Saturday, February 18, 2012
A Little Bit of Culture
While sitting in our Swahili social culture class, it was asked what would happen if a woman were to propose marriage to a man. Circling her head with her hand in a gesture likened to a holy motion to God, our teacher smiled and replied, “God forbid.”
Apparently, here in Tanzania, it is a shame if a woman needs to propose to find herself married. Kwa sababu (because), here, it is the man who marries, and the woman who is married. Want to know why?
Did you know that generally, here in beautiful Tanzania, it is the women who construct the homes? In fact, it is the woman that creates, builds, and maintains the homestay while the husband is out working.
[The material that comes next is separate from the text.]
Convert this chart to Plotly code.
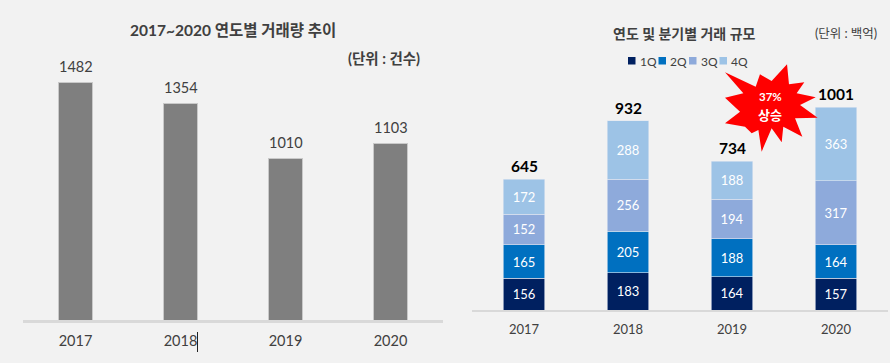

She builds, she cooks, she cleans, she works, she cares for the children, she washes, she sweeps, and can aptly be named the backbone – or foundation – of the home. The father works and provides, while the mother handles and preserves. For the man, our teacher explained, marriage is easy for them, hence the word to describe their married state is a short one: kuoa, or “to be married”. For the woman, the word is longer, and a bit more structured: kuolewa.
Fun fact: boys as young as 4 years old can be the sole guard and attendee of a herd of cattle or goats (or both).
Just the other night there were three hyena spotted in the area. The guards were on alert, and the townspeople were abuzz with gossip the next day. No one likes a hyena, and they especially do not want them around their homes. I couldn’t help but think of the three hyena from Lion King – Shenzi, Ed, and Banzai – creeping their way around Rhotia to cause trouble.
Fun fact: Chameleons are often killed because they are believed to be bad luck, and if left alone they may climb into your head.